Run the same command for different data configuration files to create the datasets.

### Launch Exp (e.g., for NCI1)

#### Unsupervised GSPN

First, build unsupervised embeddings

    pydgn-train  --config-file MODEL_CONFIGS/unsup_model_embedding_generation_categorical.yml --debug


Then, train a classifier on top of them

    pydgn-train  --config-file MODEL_CONFIGS/unsup_model_embedding_classification_CHEMICAL.yml --debug

#### Supervised GSPN

    pydgn-train  --config-file MODEL_CONFIGS/sup_model_embedding_classification_CHEMICAL.yml --debug


Modify the configuration files accordingly (`dataset_name` and `data_splits_file` fields) to run experiments on different datasets.

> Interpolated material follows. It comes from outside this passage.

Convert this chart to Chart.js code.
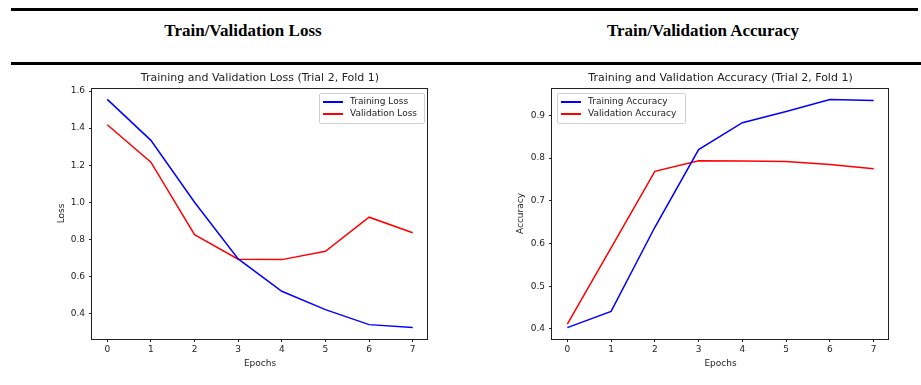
<!DOCTYPE html>
<html>
<head>
<meta charset="utf-8">
<script src="https://cdn.jsdelivr.net/npm/chart.js@4.4.1/dist/chart.umd.min.js"></script>
<style>
    html, body { margin: 0; padding: 0; background: #fff; }
    body { width: 921px; height: 385px; position: relative; overflow: hidden; font-family: 'DejaVu Sans', sans-serif; }
    .rule { position: absolute; left: 11px; height: 3px; background: #000; }
    .head {
        position: absolute; top: 20px; line-height: 22px; transform: translateX(-50%);
        font-family: 'Liberation Serif', 'Times New Roman', serif; font-weight: bold; font-size: 17px;
        color: #000; white-space: nowrap;
    }
    .panel { position: absolute; top: 66px; }
    .legend {
        position: absolute; top: 93px; height: 29px; background: rgba(255,255,255,0.8);
        border: 1px solid #d0d0d0; border-radius: 2px; font-size: 9px; color: #222;
    }
    .legend .swatch { position: absolute; left: 3px; width: 20px; height: 1.5px; }
    .legend .label { position: absolute; left: 30px; line-height: 12px; white-space: nowrap; }
</style>
</head>
<body>
    <div class="rule" style="top:8px;width:907px"></div>
    <div class="rule" style="top:62px;width:910px"></div>
    <div class="head" style="left:243px">Train/Validation Loss</div>
    <div class="head" style="left:703px">Train/Validation Accuracy</div>

    <canvas id="lossChart" class="panel" style="left:0" width="460" height="319"></canvas>
    <canvas id="accChart" class="panel" style="left:460px" width="461" height="319"></canvas>

    <div class="legend" style="left:319px;width:104px">
        <span class="swatch" style="top:7px;background:#0000ff"></span><span class="label" style="top:1px">Training Loss</span>
        <span class="swatch" style="top:19px;background:#ff0000"></span><span class="label" style="top:13px">Validation Loss</span>
    </div>
    <div class="legend" style="left:557px;width:127px">
        <span class="swatch" style="top:7px;background:#0000ff"></span><span class="label" style="top:1px">Training Accuracy</span>
        <span class="swatch" style="top:19px;background:#ff0000"></span><span class="label" style="top:13px">Validation Accuracy</span>
    </div>

<script>
// Values
const epochs = [0, 1, 2, 3, 4, 5, 6, 7];
const trainLoss = [1.555, 1.334, 1.0, 0.694, 0.519, 0.42, 0.339, 0.323];
const valLoss = [1.418, 1.216, 0.825, 0.692, 0.69, 0.735, 0.919, 0.835];
const trainAcc = [0.403, 0.441, 0.638, 0.82, 0.883, 0.909, 0.9375, 0.935];
const valAcc = [0.411, 0.59, 0.769, 0.794, 0.793, 0.792, 0.785, 0.775];
const lossTicks = [0.4, 0.6, 0.8, 1.0, 1.2, 1.4, 1.6];
const accTicks = [0.4, 0.5, 0.6, 0.7, 0.8, 0.9];

const INK = '#222';
const FONT = 'DejaVu Sans';

// matplotlib style autoscale: data range plus 5% each side
function paddedRange(values) {
    const lo = Math.min(...values);
    const hi = Math.max(...values);
    const m = (hi - lo) * 0.05;
    return { min: lo - m, max: hi + m };
}

// full box around the plot area, like the four spines
const framePlugin = {
    id: 'frame',
    afterDatasetsDraw(chart) {
        const { ctx, chartArea: a } = chart;
        ctx.save();
        ctx.strokeStyle = INK;
        ctx.lineWidth = 1;
        ctx.strokeRect(a.left - 0.5, a.top + 0.5, a.right - a.left, a.bottom - a.top);
        ctx.restore();
    }
};

function series(ys) {
    return epochs.map((x, i) => ({ x, y: ys[i] }));
}

function makeChart(id, cfg) {
    const yRange = paddedRange([...cfg.train, ...cfg.val]);
    const xRange = paddedRange(epochs);

    return new Chart(document.getElementById(id), {
        type: 'line',
        data: {
            datasets: [
                { label: cfg.trainLabel, data: series(cfg.train), borderColor: '#0000ff', borderWidth: 1.5, pointRadius: 0, tension: 0 },
                { label: cfg.valLabel, data: series(cfg.val), borderColor: '#ff0000', borderWidth: 1.5, pointRadius: 0, tension: 0 }
            ]
        },
        options: {
            responsive: false,
            animation: false,
            layout: { padding: { left: 52, right: cfg.padRight, top: 0, bottom: 0 } },
            plugins: {
                legend: { display: false },
                tooltip: { enabled: false },
                title: {
                    display: true,
                    text: cfg.title,
                    fullSize: false,
                    color: INK,
                    font: { family: FONT, size: 11, weight: 'normal' },
                    padding: { top: 5.2, bottom: 3.6 }
                }
            },
            scales: {
                x: {
                    type: 'linear',
                    min: xRange.min,
                    max: xRange.max,
                    afterFit: s => { s.height = 46; },
                    afterBuildTicks: s => { s.ticks = epochs.map(v => ({ value: v })); },
                    border: { display: false },
                    grid: { drawOnChartArea: false, drawTicks: true, tickLength: 3, color: INK },
                    ticks: { color: INK, padding: 2, autoSkip: false, maxRotation: 0, font: { family: FONT, size: 9 }, callback: v => String(v) },
                    title: { display: true, text: 'Epochs', color: INK, font: { family: FONT, size: 9 }, padding: { top: 0, bottom: 16.2 } }
                },
                y: {
                    min: yRange.min,
                    max: yRange.max,
                    afterFit: s => { s.width = 40; },
                    afterBuildTicks: s => { s.ticks = cfg.ticks.map(v => ({ value: v })); },
                    border: { display: false },
                    grid: { drawOnChartArea: false, drawTicks: true, tickLength: 3, color: INK },
                    ticks: { color: INK, padding: 4, autoSkip: false, font: { family: FONT, size: 9 }, callback: v => v.toFixed(1) },
                    title: { display: true, text: cfg.yLabel, color: INK, font: { family: FONT, size: 9 }, padding: { top: cfg.yTitlePad, bottom: 0 } }
                }
            }
        },
        plugins: [framePlugin]
    });
}

makeChart('lossChart', {
    title: 'Training and Validation Loss (Trial 2, Fold 1)',
    yLabel: 'Loss',
    trainLabel: 'Training Loss',
    valLabel: 'Validation Loss',
    train: trainLoss,
    val: valLoss,
    ticks: lossTicks,
    padRight: 32,
    yTitlePad: 4.3
});

makeChart('accChart', {
    title: 'Training and Validation Accuracy (Trial 2, Fold 1)',
    yLabel: 'Accuracy',
    trainLabel: 'Training Accuracy',
    valLabel: 'Validation Accuracy',
    train: trainAcc,
    val: valAcc,
    ticks: accTicks,
    padRight: 32,
    yTitlePad: 3.3
});
</script>
</body>
</html>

## Missing Data Experiments

### Prepare data (e.g., for benzene)

Run the first part of the `Dataset Creation and Model Analysis` notebook using jupyter to generate the raw dataset.

Then

    pydgn-dataset --config-file DATA_CONFIGS/config_benzene_missing_data.yml

### Launch Exp (e.g., for benzene)

    pydgn-train  --config-file MODEL_CONFIGS/missing_gaussian_molecular.yml --debug

Modify the configuration files accordingly (`dataset_name` and `data_splits_file` fields) to run experiments on different datasets.

## Remarks

Once more, these commands show how to run experiments for GPSN, but not all of them. By easily changing the path of the configuration files, you can run all experiments (please have a look at the folders)
and reproduce the results for all baselines and datasets.